[Data items]
....
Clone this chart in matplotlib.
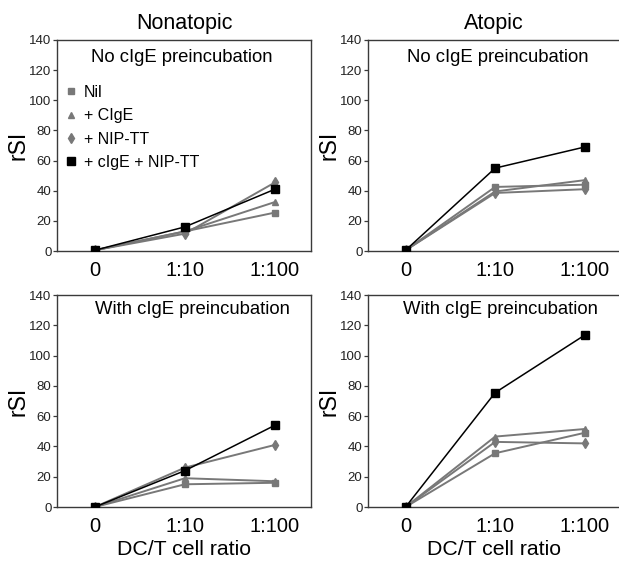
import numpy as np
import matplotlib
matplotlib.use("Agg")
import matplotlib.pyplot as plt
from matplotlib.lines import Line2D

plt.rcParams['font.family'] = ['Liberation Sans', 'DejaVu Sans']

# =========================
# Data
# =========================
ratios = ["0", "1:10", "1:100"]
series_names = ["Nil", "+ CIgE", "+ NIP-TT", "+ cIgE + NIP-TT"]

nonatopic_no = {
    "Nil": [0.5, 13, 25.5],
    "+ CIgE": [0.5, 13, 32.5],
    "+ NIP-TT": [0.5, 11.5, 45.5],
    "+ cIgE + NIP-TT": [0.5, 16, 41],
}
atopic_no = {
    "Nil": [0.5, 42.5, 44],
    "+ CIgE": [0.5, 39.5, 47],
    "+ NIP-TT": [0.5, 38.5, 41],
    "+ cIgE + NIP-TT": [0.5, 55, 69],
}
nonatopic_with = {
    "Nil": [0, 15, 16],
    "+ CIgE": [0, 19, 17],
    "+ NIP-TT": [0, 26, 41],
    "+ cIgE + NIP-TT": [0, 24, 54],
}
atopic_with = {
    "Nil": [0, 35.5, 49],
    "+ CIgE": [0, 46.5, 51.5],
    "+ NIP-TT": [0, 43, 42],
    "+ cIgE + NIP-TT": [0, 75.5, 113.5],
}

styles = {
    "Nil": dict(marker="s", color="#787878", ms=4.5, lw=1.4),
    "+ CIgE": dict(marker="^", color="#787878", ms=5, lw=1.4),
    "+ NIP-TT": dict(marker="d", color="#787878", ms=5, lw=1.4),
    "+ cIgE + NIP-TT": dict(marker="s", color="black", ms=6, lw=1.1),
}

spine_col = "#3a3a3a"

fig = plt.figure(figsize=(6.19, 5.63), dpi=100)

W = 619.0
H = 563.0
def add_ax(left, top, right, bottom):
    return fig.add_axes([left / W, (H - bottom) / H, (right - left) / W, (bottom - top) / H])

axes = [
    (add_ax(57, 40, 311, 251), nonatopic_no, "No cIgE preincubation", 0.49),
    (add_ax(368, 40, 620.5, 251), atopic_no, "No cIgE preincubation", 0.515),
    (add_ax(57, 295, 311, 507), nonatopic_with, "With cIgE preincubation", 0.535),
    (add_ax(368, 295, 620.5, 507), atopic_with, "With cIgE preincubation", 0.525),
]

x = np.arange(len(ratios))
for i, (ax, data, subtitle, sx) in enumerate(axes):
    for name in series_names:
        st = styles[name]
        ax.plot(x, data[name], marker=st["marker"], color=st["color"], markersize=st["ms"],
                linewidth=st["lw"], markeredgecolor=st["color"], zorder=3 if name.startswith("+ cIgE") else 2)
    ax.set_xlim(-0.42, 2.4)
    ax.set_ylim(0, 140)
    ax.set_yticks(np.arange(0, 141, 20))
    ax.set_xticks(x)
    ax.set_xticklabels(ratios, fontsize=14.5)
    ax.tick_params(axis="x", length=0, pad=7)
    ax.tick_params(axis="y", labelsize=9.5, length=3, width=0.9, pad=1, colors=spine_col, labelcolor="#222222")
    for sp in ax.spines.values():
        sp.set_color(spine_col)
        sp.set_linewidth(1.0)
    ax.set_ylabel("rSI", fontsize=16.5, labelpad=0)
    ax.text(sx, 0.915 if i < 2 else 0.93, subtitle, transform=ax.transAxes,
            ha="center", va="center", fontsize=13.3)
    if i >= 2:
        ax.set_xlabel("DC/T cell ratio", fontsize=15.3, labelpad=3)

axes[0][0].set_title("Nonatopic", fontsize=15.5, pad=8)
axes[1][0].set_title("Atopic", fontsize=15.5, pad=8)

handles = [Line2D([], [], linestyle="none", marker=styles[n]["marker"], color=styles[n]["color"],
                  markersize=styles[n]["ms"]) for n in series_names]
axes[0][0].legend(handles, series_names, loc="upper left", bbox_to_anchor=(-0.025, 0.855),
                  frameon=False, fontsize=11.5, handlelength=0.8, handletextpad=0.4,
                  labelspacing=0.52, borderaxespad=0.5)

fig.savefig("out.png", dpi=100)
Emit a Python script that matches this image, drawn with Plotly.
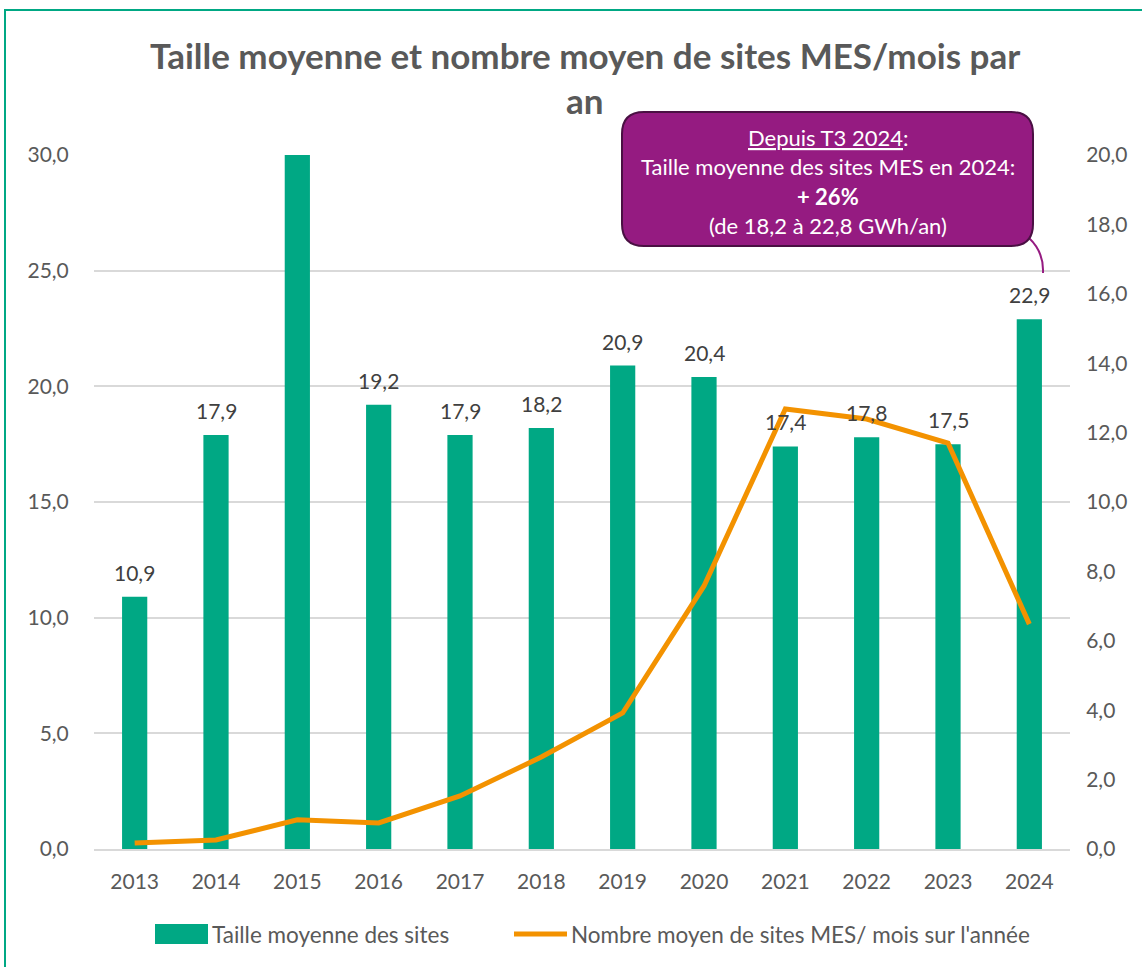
....
Set out every line from the material that contains the string "matplotlib".

Clone this chart in matplotlib.
import matplotlib
matplotlib.use("Agg")
import matplotlib.pyplot as plt
from matplotlib.lines import Line2D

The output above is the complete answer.